At March 31, 2020, the Company was in compliance with all required financial covenants under the Credit Facility. Additionally, the Company entered into an amendment at March 30, 2020, with the Company's credit facility lenders creditors which permits the fair value of non-cash assets received for rental payments from our tenants to be recognized within net operating income to the extent earned in accordance with GAAP for debt covenant purposes as well as the inclusion of cash in the definition of unencumbered assets.

Senior Unsecured Notes

In the first quarter of 2020, the Company redeemed all $215.2 million aggregate principal amount of the Company’s outstanding 4.875% senior unsecured notes due in November 2020 and all $400 million aggregate principal amount of the Company’s outstanding 4.375% senior unsecured notes due in April 2021. The Company recorded a loss on the early extinguishment of debt related to the current year redemption of $17.3 million, primarily for call premium charges and debt issuance write-offs.

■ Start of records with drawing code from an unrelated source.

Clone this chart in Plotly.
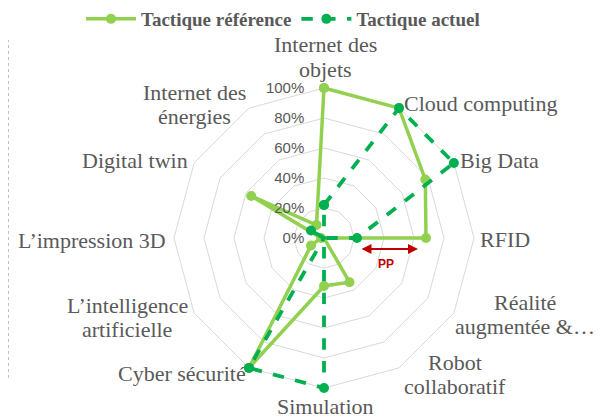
import plotly.graph_objects as go

categories = ["Internet des<br>objets", "Cloud computing", "Big Data", "RFID",
              "Réalité<br>augmentée &…", "Robot<br>collaboratif", "Simulation",
              "Cyber sécurité", "L’intelligence<br>artificielle", "L’impression 3D",
              "Digital twin", "Internet des<br>énergies"]
reference = [100, 100, 78, 68, 0, 34, 32, 100, 10, 2, 56, 10]
actuel = [22, 100, 100, 22, 0, 0, 100, 100, 0, 0, 10, 0]
radial_ticks = [0, 20, 40, 60, 80, 100]
radial_labels = ["0%", "20%", "40%", "60%", "80%", "100%"]

# label centres (page px) for the category names, placed as in the reference
label_xy = [(325, 57), (480, 103), (499, 161), (505, 239), (525, 314), (455, 374),
            (325, 406), (182, 373), (127, 317), (92, 240), (135, 160), (194, 104)]
LINE_GAP = 24

LIGHT = "#92D050"
DARK = "#00B050"
GRAY = "#595959"
GRID = "#D9D9D9"

def closed(v):
    return v + v[:1]

fig = go.Figure()
fig.add_trace(go.Scatterpolar(
    r=closed(reference), theta=closed(categories), name="Tactique référence",
    mode="lines+markers", line=dict(color=LIGHT, width=3.5),
    marker=dict(color=LIGHT, size=10), cliponaxis=False))
fig.add_trace(go.Scatterpolar(
    r=closed(actuel), theta=closed(categories), name="Tactique actuel",
    mode="lines+markers", line=dict(color=DARK, width=3.8, dash="dash"),
    marker=dict(color=DARK, size=10), cliponaxis=False))

W, H = 602, 418
RMAX = 102  # a little headroom so lines on the 100% ring are not clipped
cx, cy = 324, 238
R = 150 * RMAX / 100

def px(x):
    return x / W

def py(y):
    return (H - y) / H

annotations = []
for cat, (lx, ly) in zip(categories, label_xy):
    lines = cat.split("<br>")
    n = len(lines)
    for i, line in enumerate(lines):
        yy = ly + (i - (n - 1) / 2) * LINE_GAP
        annotations.append(dict(
            x=px(lx), y=py(yy), xref="paper", yref="paper", text=line,
            showarrow=False, xanchor="center", yanchor="middle",
            font=dict(family="Liberation Serif", size=22, color=GRAY)))

annotations += [
    dict(x=px(418), y=py(249), xref="paper", yref="paper",
         ax=-58, ay=0, axref="pixel", ayref="pixel", text="",
         showarrow=True, arrowhead=2, arrowside="end+start", arrowsize=1,
         arrowwidth=2, arrowcolor="#C00000"),
    dict(x=px(386), y=py(264), xref="paper", yref="paper",
         text="<b>PP</b>", showarrow=False,
         font=dict(family="Liberation Sans", size=12, color="#C00000")),
]

fig.update_layout(
    width=W, height=H,
    margin=dict(l=0, r=0, t=0, b=0, autoexpand=False),
    paper_bgcolor="white", plot_bgcolor="white",
    font=dict(family="Liberation Serif", color=GRAY, size=16),
    showlegend=True,
    legend=dict(orientation="h", x=px(283), xanchor="center", y=1.0, yanchor="top",
                yref="container", xref="container",
                font=dict(family="Liberation Serif", size=19, color=GRAY, weight="bold"),
                itemwidth=50, tracegroupgap=0),
    polar=dict(
        domain=dict(x=[(cx - R) / W, (cx + R) / W], y=[(H - cy - R) / H, (H - cy + R) / H]),
        gridshape="linear",
        bgcolor="white",
        radialaxis=dict(range=[0, RMAX], tickvals=radial_ticks, ticktext=radial_labels,
                        angle=90, tickangle=90, side="counterclockwise",
                        showline=False, ticks="outside", ticklen=14,
                        tickcolor="rgba(0,0,0,0)", gridcolor=GRID, gridwidth=1,
                        tickfont=dict(family="Liberation Sans", size=15, color=GRAY)),
        angularaxis=dict(direction="clockwise", rotation=90, showgrid=False,
                         showline=False, ticks="", showticklabels=False),
    ),
    annotations=annotations,
    shapes=[dict(type="line", xref="paper", yref="paper", x0=px(8.5), x1=px(8.5),
                 y0=py(378), y1=py(40),
                 line=dict(color="#BFBFBF", width=1, dash="dot"))],
)
fig.write_html("out.html", config={"displayModeBar": False},
               post_script="document.body.style.margin='0';document.body.style.overflow='hidden';")
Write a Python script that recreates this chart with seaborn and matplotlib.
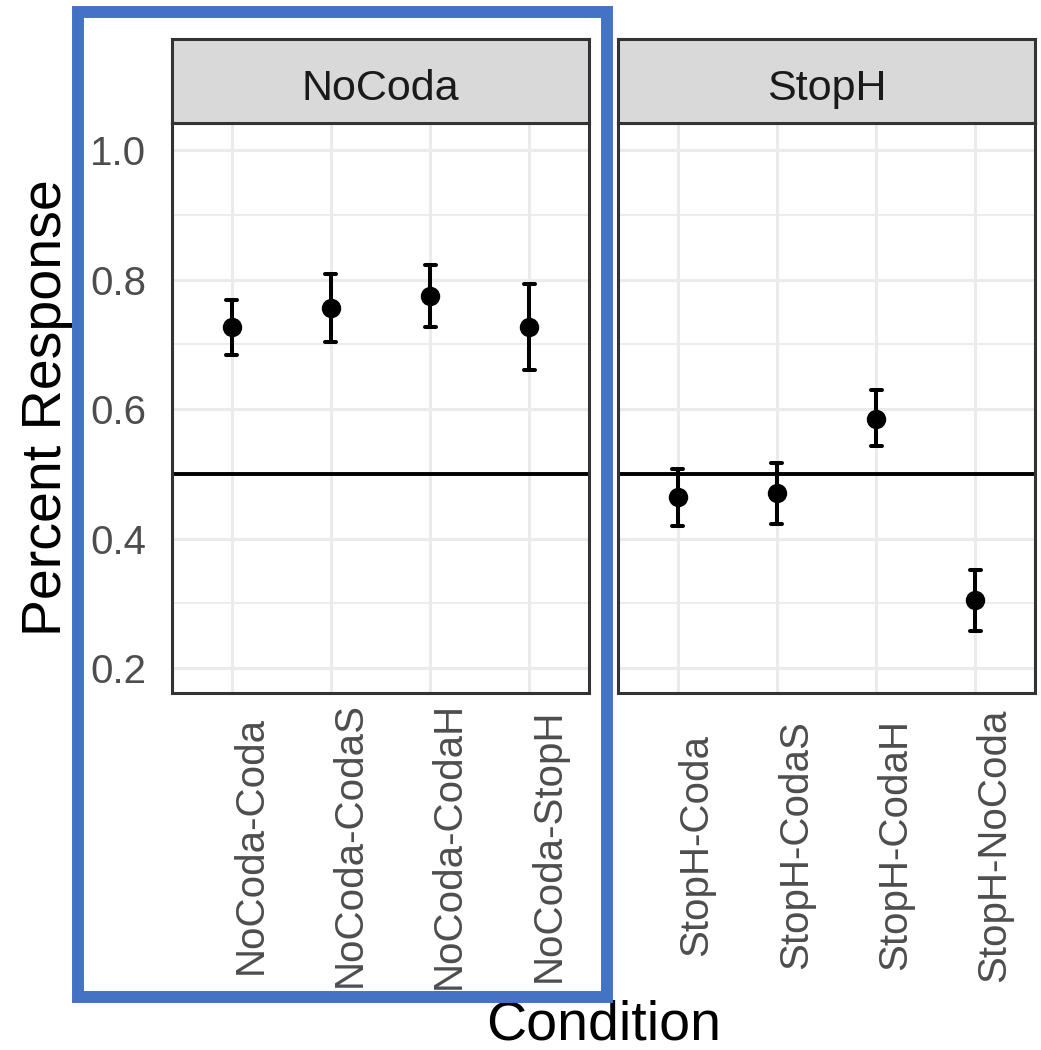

At March 31, 2020, the Company had $4,675.0 million of outstanding senior unsecured notes (the "Senior Notes"). Each of the Company's Senior Notes contain covenants limiting the Company’s ability to: incur additional debt and use its assets to secure debt; merge or consolidate with another company; and make certain amendments to the Penn Master Lease. The Senior Notes also require the Company to maintain a specified ratio of unencumbered assets to unsecured debt. These covenants are subject to a number of important and significant limitations, qualifications and exceptions.
 
At March 31, 2020, the Company was in compliance with all required financial covenants under its Senior Notes.